ImageNet Large Scale Visual Recognition Challenge (ILSVRC) has gained popularity since its inception in 2010. The training set for ILSVRC consists of 1.2 million images labeled with one of 1,000 nouns (for example, “dog”), referred to as the class of the image.



In [5]:
from torchvision import models

In [6]:
dir(models)

['AlexNet',
 'AlexNet_Weights',
 'ConvNeXt',
 'ConvNeXt_Base_Weights',
 'ConvNeXt_Large_Weights',
 'ConvNeXt_Small_Weights',
 'ConvNeXt_Tiny_Weights',
 'DenseNet',
 'DenseNet121_Weights',
 'DenseNet161_Weights',
 'DenseNet169_Weights',
 'DenseNet201_Weights',
 'EfficientNet',
 'EfficientNet_B0_Weights',
 'EfficientNet_B1_Weights',
 'EfficientNet_B2_Weights',
 'EfficientNet_B3_Weights',
 'EfficientNet_B4_Weights',
 'EfficientNet_B5_Weights',
 'EfficientNet_B6_Weights',
 'EfficientNet_B7_Weights',
 'EfficientNet_V2_L_Weights',
 'EfficientNet_V2_M_Weights',
 'EfficientNet_V2_S_Weights',
 'GoogLeNet',
 'GoogLeNetOutputs',
 'GoogLeNet_Weights',
 'Inception3',
 'InceptionOutputs',
 'Inception_V3_Weights',
 'MNASNet',
 'MNASNet0_5_Weights',
 'MNASNet0_75_Weights',
 'MNASNet1_0_Weights',
 'MNASNet1_3_Weights',
 'MaxVit',
 'MaxVit_T_Weights',
 'MobileNetV2',
 'MobileNetV3',
 'MobileNet_V2_Weights',
 'MobileNet_V3_Large_Weights',
 'MobileNet_V3_Small_Weights',
 'RegNet',
 'RegNet_X_16GF_Weights'

## AlexNet
The AlexNet architecture won the 2012 ILSVRC by a large margin, with a top-5 test
error rate (that is, the correct label must be in the top 5 predictions) of 15.4%. By
comparison, the second-best submission, which wasn’t based on a deep network,
trailed at 26.2%.
In order to run the AlexNet architecture on an input image, we can create an
instance of the AlexNet class.
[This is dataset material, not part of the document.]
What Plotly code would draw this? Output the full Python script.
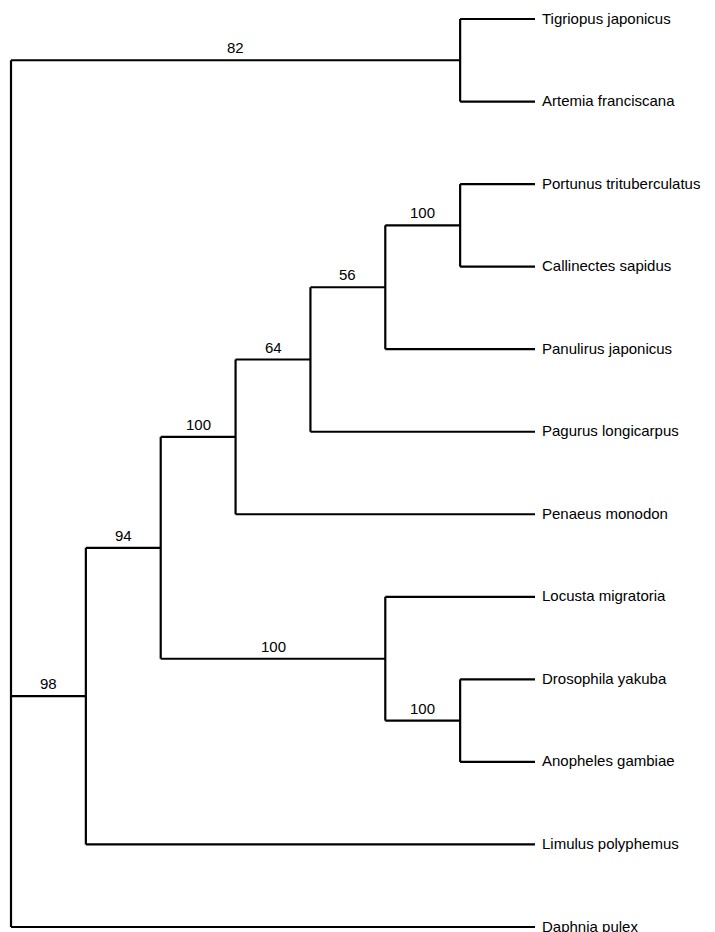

This is how it’s done:

In [7]:
alexnet = models.AlexNet()

## ResNet
Just to put things in perspective, before the advent of residual networks in
2015, achieving stable training at such depths was considered extremely hard. Residual networks pulled a trick that made it possible, and by doing so, beat several benchmarks in one sweep that year.

In [8]:
resnet = models.resnet101(pretrained=True)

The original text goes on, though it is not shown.